Wir wünschen uns Europa perfekt, schuldenfrei, demokratisch, mit Respekt vor Minderheiten, der Welt zugewandt. Aber spätestens seit den griechischen Euro-Tricksereien und der nationalistischen Revisionspolitik von Viktor Orban in Ungarn wissen wir: So ist Europa nicht. Europa ist krumm. Europa ist vielfältig, auch im Verständnis dessen, was politisch hinnehmbar ist und was nicht.

Die Frage ist nicht, was wir gern hätten.

Die Frage ist nicht, was wir gern hätten. Die Frage ist, wie sich besseres Regieren erreichen lässt.
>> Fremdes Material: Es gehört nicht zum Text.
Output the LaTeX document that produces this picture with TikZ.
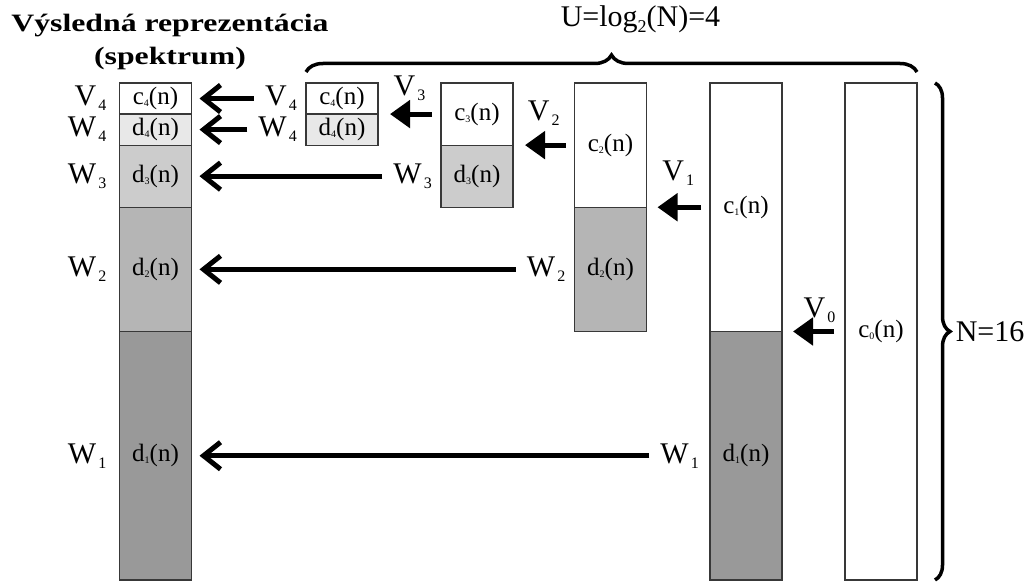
\documentclass[tikz,border=0pt]{standalone}
\usepackage{fontspec}
\setmainfont{Liberation Serif}
\usepackage{graphicx}
\usetikzlibrary{positioning}
\usetikzlibrary{arrows.meta}
\usetikzlibrary{decorations.pathreplacing}

\definecolor{dlev4}{gray}{0.91}
\definecolor{dlev3}{gray}{0.80}
\definecolor{dlev2}{gray}{0.71}
\definecolor{dlev1}{gray}{0.60}
\definecolor{edge}{gray}{0.22}

\newcommand*{\csub}[1]{\raisebox{-2pt}{\fontsize{10}{10}\selectfont #1}}
\newcommand*{\lsub}[1]{\kern2pt\raisebox{-5pt}{\fontsize{16}{16}\selectfont #1}}

\tikzset{
    cell/.style = {draw = edge, line width = 1.2pt, minimum width = 72pt,
        inner sep = 0pt, outer sep = 0pt, anchor = north,
        font = \fontsize{25}{28}\selectfont},
    h/.style = {minimum height = #1*31.06pt},
    lbl/.style = {inner sep = 1pt, font = \fontsize{30}{32}\selectfont},
    barb/.style = {line width = 5pt, -{Straight Barb[length=17pt, width=27pt]}},
    tri/.style = {line width = 5pt, -{Triangle[length=20pt, width=27pt]}},
    curly/.style = {decorate, line width = 3.5pt,
        decoration = {brace, amplitude = #1}},
}

\begin{document}
\begin{tikzpicture}[x = 1pt, y = -1pt]
    \useasboundingbox (0,0) rectangle (1033,583);

    %\draw[help lines, opacity = 0.1] (0,0) grid[step=50] (1033,583);

    % vysledne spektrum
    \node[cell, h=1] (fc4) at (155.5,83) {c\csub{4}(n)};
    \node[cell, h=1, fill = dlev4, below=0pt of fc4] (fd4) {d\csub{4}(n)};
    \node[cell, h=2, fill = dlev3, below=0pt of fd4] (fd3) {d\csub{3}(n)};
    \node[cell, h=4, fill = dlev2, below=0pt of fd3] (fd2) {d\csub{2}(n)};
    \node[cell, h=8, fill = dlev1, below=0pt of fd2] (fd1) {d\csub{1}(n)};

    \node (title) at (170,42) [align = center, font = \bfseries\fontsize{25}{33}\selectfont]
        {\scalebox{1.27}[1]{Výsledná reprezentácia}\\\scalebox{1.27}[1]{(spektrum)}};

    % urovne rozkladu
    \node[cell, h=1] (c4) at (342,83) {c\csub{4}(n)};
    \node[cell, h=1, fill = dlev4, below=0pt of c4] (d4) {d\csub{4}(n)};

    \node[cell, h=2] (c3) at (477,83) {c\csub{3}(n)};
    \node[cell, h=2, fill = dlev3, below=0pt of c3] (d3) {d\csub{3}(n)};

    \node[cell, h=4] (c2) at (610.5,83) {c\csub{2}(n)};
    \node[cell, h=4, fill = dlev2, below=0pt of c2] (d2) {d\csub{2}(n)};

    \node[cell, h=8] (c1) at (746,83) {c\csub{1}(n)};
    \node[cell, h=8, fill = dlev1, below=0pt of c1] (d1) {d\csub{1}(n)};

    \node[cell, h=16] (c0) at (881,83) {c\csub{0}(n)};

    % popisy
    \node[lbl, left=12pt of fc4] (lV4) {V\lsub{4}};
    \node[lbl, left=12pt of fd4] (lW4) {W\lsub{4}};
    \node[lbl, left=12pt of fd3] (lW3) {W\lsub{3}};
    \node[lbl, left=12pt of fd2] (lW2) {W\lsub{2}};
    \node[lbl, left=12pt of fd1] (lW1) {W\lsub{1}};

    \node[lbl, left=8pt of c4] (sV4) {V\lsub{4}};
    \node[lbl, left=8pt of d4] (sW4) {W\lsub{4}};
    \node[lbl, left=8pt of d3] (sW3) {W\lsub{3}};
    \node[lbl, left=8pt of d2] (sW2) {W\lsub{2}};
    \node[lbl, left=10pt of d1] (sW1) {W\lsub{1}};

    % sipky
    \draw[barb, shorten <=10pt, shorten >=8pt] (sV4) -- (fc4);
    \foreach \src/\dst in {sW4/fd4, sW3/fd3, sW2/fd2, sW1/fd1}
        \draw[barb, shorten <=10pt, shorten >=8pt] (\src) -- (\dst);

    \draw[tri, shorten <=9pt, shorten >=12pt] (c3) -- (c4.south east)
        node[lbl, midway, above=10pt] {V\lsub{3}};
    \draw[tri, shorten <=9pt, shorten >=12pt] (c2) -- (d3.north east)
        node[lbl, midway, above=16pt] {V\lsub{2}};
    \draw[tri, shorten <=9pt, shorten >=11pt] (c1) -- (d2.north east)
        node[lbl, midway, above=18pt] {V\lsub{1}};
    \draw[tri, shorten <=11pt, shorten >=11pt] (c0) -- (d1.north east)
        node[lbl, midway, above=5pt, xshift=6pt] {V\lsub{0}};

    % zatvorky
    \draw[curly=17pt] ([yshift=11pt]c4.north west) -- ([yshift=11pt]c0.north east)
        node[midway, above=36pt, xshift=29pt, inner sep=1pt, font=\fontsize{30}{32}\selectfont]
        {U=log\raisebox{-6pt}{\fontsize{18}{18}\selectfont 2}(N)=4};
    \draw[curly=15pt] ([xshift=18pt]c0.north east) -- ([xshift=18pt]c0.south east)
        node[midway, right=18pt, inner sep=1pt, font=\fontsize{30}{32}\selectfont] {N=16};
\end{tikzpicture}
\end{document}
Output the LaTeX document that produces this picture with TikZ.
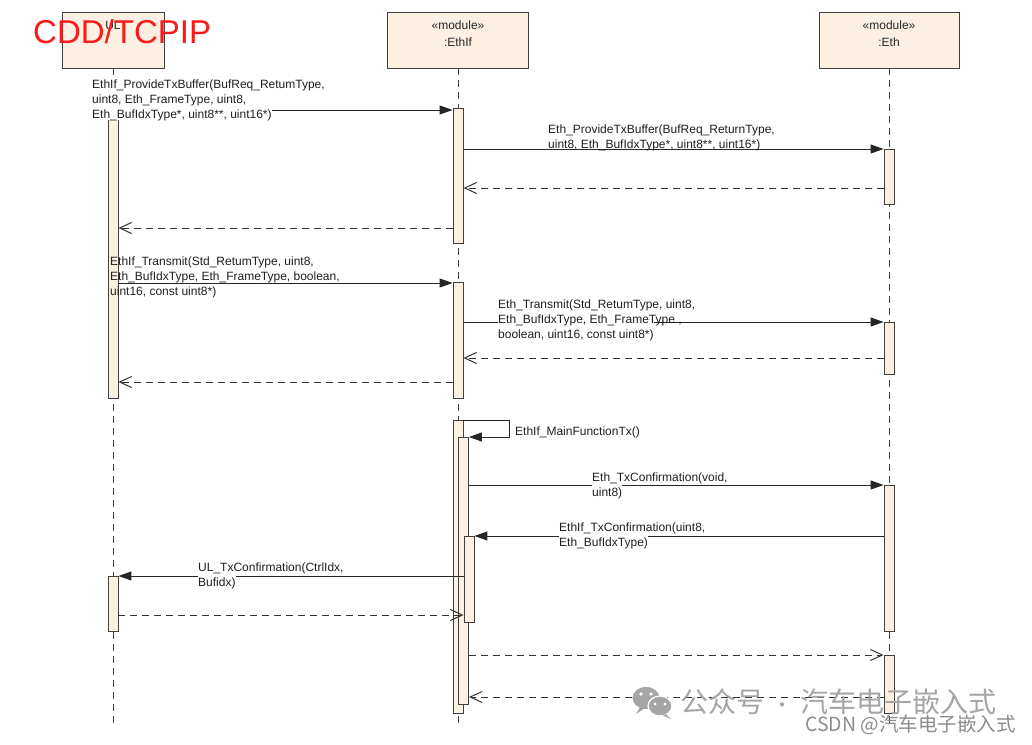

Im Zweifel werden Belehrungen von außen immer dazu führen, dass sich die Bevölkerung mit ihren von außen angegriffenen Politikern solidarisiert. Europas Regierungen können sich untereinander schonungslos kritisieren – es ist aber wenig gewonnen, wenn sie dies in der Öffentlichkeit tun. Europas Bürger sollen sich über den Wert von Menschenrechten oder die richtige Wirtschaftspolitik hemmungslos streiten. Damit sie dies können, ist manchmal ein mehr und nicht ein weniger an Integration notwendig. Doch einen Unterschied macht es, wenn sich der Regierungschef eines anderen Landes mit der vollen Autorität seines Amtes zum Richter aufschwingt. Dies löst Reflexe aus, die an die nationale Seele gehen, selbst wenn dies aus der Zeit gefallen wirkt.

Und auch der gemeinsame Schulterschluss ist nicht frei von Risiken. Vor der Wahl in Frankreich ließ sich Nicolas Sarkozy stolz mit Angela Merkel im Elysée-Palast interviewen. Dass ihm das zu Hause Sympathiepunkte einbrachte, ist nicht bekannt.